L’intento della rubrica sarebbe stato quello di andare contro la retorica delle celebrazioni. La sua proposta però fu respinta. “Probabilmente proprio a quel punto” – scrive la curatrice – “si fece più spazio il progetto di un vero e proprio pamphlet «sulla distruzione in tutti i sensi che ha subito Roma per averla costretta a diventare capitale d’Italia»”. Dolores Prato a questo proposito scrisse un appunto inequivocabile: “Ragione di questo libro è che un velo bugiardo è su tutte le commemorazioni”. E ancora, in un’altra nota: “da extra corum cantare degli antifonari ho dedotto il titolo: VOCE FUORI DAL CORO”. Il coro ottuso dei commemoranti, contro il quale si sarebbe levata la voce della verità, ossia della città.
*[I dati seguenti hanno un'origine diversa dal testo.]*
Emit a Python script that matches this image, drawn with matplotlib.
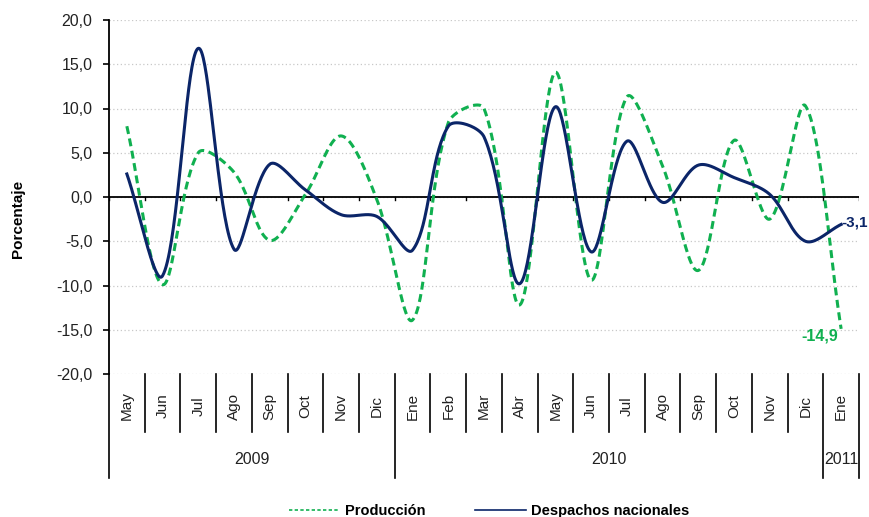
import numpy as np
import matplotlib.pyplot as plt

plt.rcParams['font.family'] = ['Liberation Sans', 'DejaVu Sans']

# data (monthly % variation)
months = ['May', 'Jun', 'Jul', 'Ago', 'Sep', 'Oct', 'Nov', 'Dic',
          'Ene', 'Feb', 'Mar', 'Abr', 'May', 'Jun', 'Jul', 'Ago', 'Sep', 'Oct', 'Nov', 'Dic',
          'Ene']
years = ['2009', '2010', '2011']
year_start = [0, 8, 20]   # index of first month of each year
produccion = [8.0, -9.9, 5.0, 2.8, -4.9, 0.3, 6.9, -0.3,
              -13.9, 8.4, 10.0, -12.2, 14.1, -9.4, 11.3, 3.5, -8.3, 6.4, -2.5, 10.3,
              -14.9]
despachos = [2.6, -8.9, 16.8, -5.9, 3.7, 0.8, -2.0, -2.2,
             -6.0, 8.0, 6.8, -9.8, 10.2, -6.2, 6.3, -0.6, 3.6, 2.2, 0.3, -5.0,
             -3.1]

green = '#10b050'
navy = '#0b2568'
YSCALE = 8.86 / 35.71   # pixel aspect of one % vs one category


def smooth(y, n=40):
    # office-style bezier smoothing, control arms scaled by segment length
    y = np.asarray(y, float)
    x = np.arange(len(y), dtype=float)
    P = np.column_stack([x, y])
    m = len(y)
    d = [np.hypot(P[i + 1, 0] - P[i, 0], (P[i + 1, 1] - P[i, 1]) * YSCALE) for i in range(m - 1)]
    outs, ins = [], []
    for i in range(m):
        prev = P[max(i - 1, 0)]
        nxt = P[min(i + 1, m - 1)]
        T = nxt - prev
        dp = d[i - 1] if i > 0 else 0.0
        dn = d[i] if i < m - 1 else 0.0
        tot = dp + dn
        outs.append(P[i] + T * (dn / tot) / 3 if tot else P[i])
        ins.append(P[i] - T * (dp / tot) / 3 if tot else P[i])
    t = np.linspace(0, 1, n)[:, None]
    xs, ys = [], []
    for i in range(m - 1):
        p0, c1, c2, p3 = P[i], outs[i], ins[i + 1], P[i + 1]
        b = (1 - t) ** 3 * p0 + 3 * (1 - t) ** 2 * t * c1 + 3 * (1 - t) * t ** 2 * c2 + t ** 3 * p3
        xs.append(b[:, 0])
        ys.append(b[:, 1])
    return np.concatenate(xs), np.concatenate(ys)


def fmt(v):
    return ('%.1f' % v).replace('.', ',')


fig = plt.figure(figsize=(8.69, 5.17), dpi=100)
ax = fig.add_axes([109 / 869, 1 - 374 / 517, 750 / 869, 354 / 517])

n = len(months)
ax.set_xlim(-0.5, n - 0.5)
ax.set_ylim(-20, 20)
yt = np.arange(-20, 21, 5)
ax.set_yticks(yt)
ax.set_yticklabels([fmt(v) for v in yt], fontsize=11.5, color='#222222')
for v in yt:
    ax.axhline(v, color='#c8c8c8', lw=0.9, ls=(0, (1, 2)), zorder=0)

for s in ['top', 'right', 'bottom']:
    ax.spines[s].set_visible(False)
ax.spines['left'].set_linewidth(1.3)
ax.tick_params(axis='y', length=4, width=1.2, pad=8)
ax.set_xticks([])

# zero axis line with category ticks
ax.axhline(0, color='black', lw=1.3, zorder=2)
for k in range(n + 1):
    ax.plot([k - 0.5, k - 0.5], [0, -0.35], color='black', lw=1, zorder=2)

xs, ys = smooth(produccion)
ax.plot(xs, ys, color=green, lw=2.2, ls=(0, (2.6, 1.5)), label='Producción', zorder=3)
xs, ys = smooth(despachos)
ax.plot(xs, ys, color=navy, lw=2.2, label='Despachos nacionales', zorder=4)

ax.text(n - 1 + 0.02, despachos[-1] + 0.2, fmt(despachos[-1]),
        color=navy, fontsize=11, fontweight='bold', ha='left', va='center', clip_on=False)
ax.text(n - 1 - 0.08, produccion[-1] - 0.8, fmt(produccion[-1]),
        color=green, fontsize=11.5, fontweight='bold', ha='right', va='center')

# category labels and separators below the plot
trans = ax.get_xaxis_transform()
y_month_end = -58 / 354
y_year_end = -104 / 354
for i, m in enumerate(months):
    ax.text(i, -32 / 354, m, transform=trans, rotation=90, ha='center', va='center',
            fontsize=11, color='#222222', clip_on=False)
for k in range(n + 1):
    end = y_year_end if (k in year_start or k == n) else y_month_end
    ax.plot([k - 0.5, k - 0.5], [0, end], transform=trans, color='black', lw=1.2,
            clip_on=False)
bounds = year_start + [n]
for j, yr in enumerate(years):
    mid = (bounds[j] + bounds[j + 1] - 1) / 2
    ax.text(mid, -85 / 354, yr, transform=trans, ha='center', va='center',
            fontsize=11.5, color='#222222', clip_on=False)

fig.text(18 / 869, 1 - 219 / 517, 'Porcentaje', rotation=90, ha='center', va='center',
         fontsize=11, fontweight='bold')

leg = fig.legend(loc='center', bbox_to_anchor=(489 / 869, 1 - 511 / 517), ncol=2,
                 frameon=False, prop={'weight': 'bold', 'size': 10.5},
                 handlelength=3.5, columnspacing=3.4, handletextpad=0.35)
for line in leg.get_lines():
    line.set_linewidth(1.2)
leg.get_lines()[0].set_linestyle((0, (2, 1.4)))

plt.savefig('out.png', dpi=100)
Una verità che riguardava, si legge ancora nella postfazione, “una visione senza veli delle devastazioni, delle distruzioni che si verificarono a Roma quando la si scelse come capitale del nuovo Regno”.

Tra le pagine si susseguono scritti sul nome segreto di Roma, sul flavus Tevere, sugli sventramenti giustificati dall’edificazione dei muraglioni, sullo smantellamento della spina di Borgo per fare spazio a via della Conciliazione, una strada “nuda come i gambi delle rose ottenute scientificamente: alte fredde, dure, senza odore e senza spine”.

In questa raccolta, allora, Roma sa di essere Roma, o meglio, sa di essere qualcosa di diverso da ciò che è diventata, dalle innumerevoli violenze perpetrate “con la calata degli architetti torinesi subito dietro ai bersaglieri, alle prostitute e ai più furbi speculatori”. Un canto di Roma per Roma. E non per altro.